The quote below from the second link is relevant to this post:

‘Teams chats are stored in a hidden SubstrateHolds folder in the mailbox of each user in the chat, and Teams channel messages are stored in a hidden SubstratesHolds folder in the group mailbox for a team. Teams uses an Azure-powered chat service that also stores this data, and by default this service stores the data forever. With a Teams retention policy, when you delete data, the data is permanently deleted from both the Exchange mailboxes and the underlying chat service.’

and

‘Teams chats and channel messages aren’t affected by retention policies applied to user or group mailboxes in the Exchange email or Office 365 groups locations. Even though Teams chats and channel messages are stored in Exchange, they’re only affected by retention policies applied to the Teams locations.’

In summary:

  • One-to-one chat in MS Teams is stored in a hidden folder of the mailbox of each user in the chat. Documents shared in those chats are stored in the OneDrive for Business of the person who shared it.
  • Group chat in Team channels is stored in a hidden folder of the mailbox of the associated Office 365 Group – and also in an Azure chat service. Documents are stored in the Office 365 Group’s SharePoint site (other SharePoint site libraries may also be linked in a channel).

Another quote from the same post:

‘In many cases, organizations consider private chat data as more of a liability than channel messages, which are typically more project-related conversations.’

Teams content is kept in mailboxes, retention may be similar

Typically, in the on-premise past, organisations will have backed up their Exchange mailboxes (and possibly also enabled journaling, to capture emails), for disaster recovery, ‘archiving’ and investigations. Unless a decision is made to invest in cloud back-ups, Office 365 retention policies may also be applied to Exchange mailboxes, effectively replacing the need to back them up. Retention policies applied to Exchange mailboxes don’t affect the teams chat folder.

Organisations should probably apply the same retention period to both emails and Teams chats as they do to email mailbox backups now. That is, if mailboxes are typically kept for 7 – 10 years after the person leaves the organisation, then keep the Teams chats for the same period.

Note that, even if a poster deletes an item (if that option is enabled), it will still be retained if there is a retention policy.

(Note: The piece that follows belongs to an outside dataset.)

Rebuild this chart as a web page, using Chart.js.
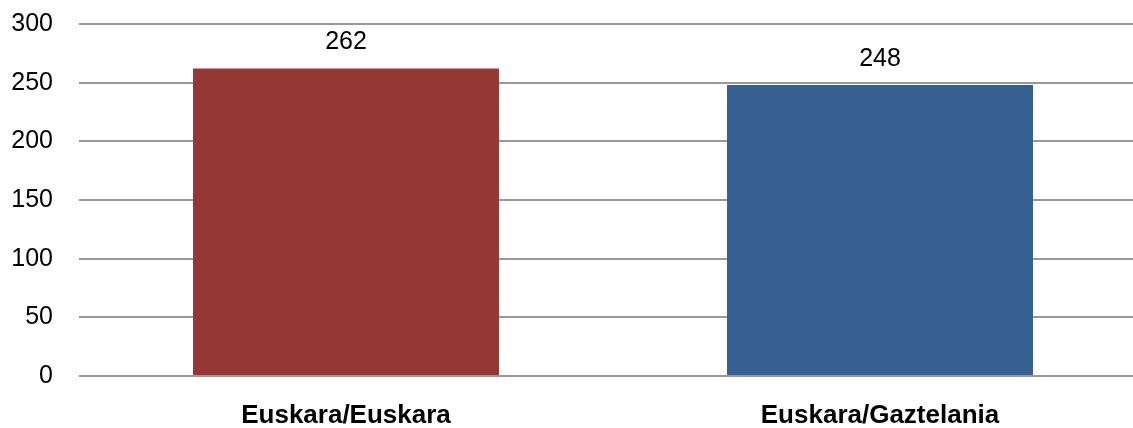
<!DOCTYPE html>
<html lang="eu">
<head>
<meta charset="utf-8">
<title>Euskara</title>
<script src="https://cdn.jsdelivr.net/npm/chart.js"></script>
<style>
  html, body { margin: 0; padding: 0; background: #fff; }
  #wrap { width: 1133px; height: 428px; overflow: hidden; }
</style>
</head>
<body>
<div id="wrap"><canvas id="myChart" width="1150" height="428"></canvas></div>
<script>
const categories = ['Euskara/Euskara', 'Euskara/Gaztelania'];
const values = [262, 248];
const barColors = ['#953735', '#376092'];
const yTicks = [0, 50, 100, 150, 200, 250, 300];

// value above each bar
const valueLabels = {
    id: 'valueLabels',
    afterDatasetsDraw(chart) {
        const ctx = chart.ctx;
        const meta = chart.getDatasetMeta(0);
        ctx.save();
        ctx.font = '25px "Liberation Sans", Arial, sans-serif';
        ctx.fillStyle = '#000';
        ctx.textAlign = 'center';
        ctx.textBaseline = 'middle';
        meta.data.forEach((bar, i) => {
            ctx.fillText(values[i], bar.x, bar.y - 26);
        });
        ctx.restore();
    }
};

const ctx = document.getElementById('myChart').getContext('2d');
const myChart = new Chart(ctx, {
    type: 'bar',
    data: {
        labels: categories,
        datasets: [{
            data: values,
            backgroundColor: barColors,
            borderWidth: 0,
            barPercentage: 0.573,
            categoryPercentage: 1
        }]
    },
    options: {
        responsive: false,
        animation: false,
        layout: { padding: { top: 24, right: 3, left: 0, bottom: 0 } },
        plugins: {
            legend: { display: false },
            tooltip: { enabled: false }
        },
        scales: {
            x: {
                grid: { display: false },
                border: { display: false },
                ticks: {
                    color: '#000',
                    padding: 16,
                    font: { family: '"Liberation Sans", Arial, sans-serif', size: 26, weight: 'bold' }
                },
                afterFit(scale) { scale.height = 52; }
            },
            y: {
                min: 0,
                max: 300,
                afterBuildTicks(scale) { scale.ticks = yTicks.map(v => ({ value: v })); },
                grid: { color: '#999999', lineWidth: 2, drawTicks: false },
                border: { display: false },
                ticks: {
                    color: '#000',
                    padding: 26,
                    font: { family: '"Liberation Sans", Arial, sans-serif', size: 25 }
                },
                afterFit(scale) {
                    scale.width = 79;
                    scale.paddingTop = 0;
                    scale.paddingBottom = 0;
                }
            }
        }
    },
    plugins: [valueLabels]
});
</script>
</body>
</html>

Suggestions for retention in MS Teams

As there can be different retention requirements, depending on the subject matter, here are some suggestions for retention:

  • One-to-one chat is like email, you will never know everything that is being said or sent. So a single retention policy that mirrors email would be appropriate.
  • Teams chat is more likely to be about the subject of the Team, which is based on an Office 365 Group, its own mailbox, and has a SharePoint site. In this case, you could consider a retention policy applied to all Office 365 Groups or specific Groups – for example ‘Project Groups’, then ensure that the retention policy or policies cover all aspects of the Office 365 Group (mailbox, team chat, SharePoint).
  • If all the records relating to a particular subject matter (including email, chat and documents) must be retained for 25 years, then you need to understand all the options.

It underscores the need to plan carefully for retention management for all the key workloads in Office 365.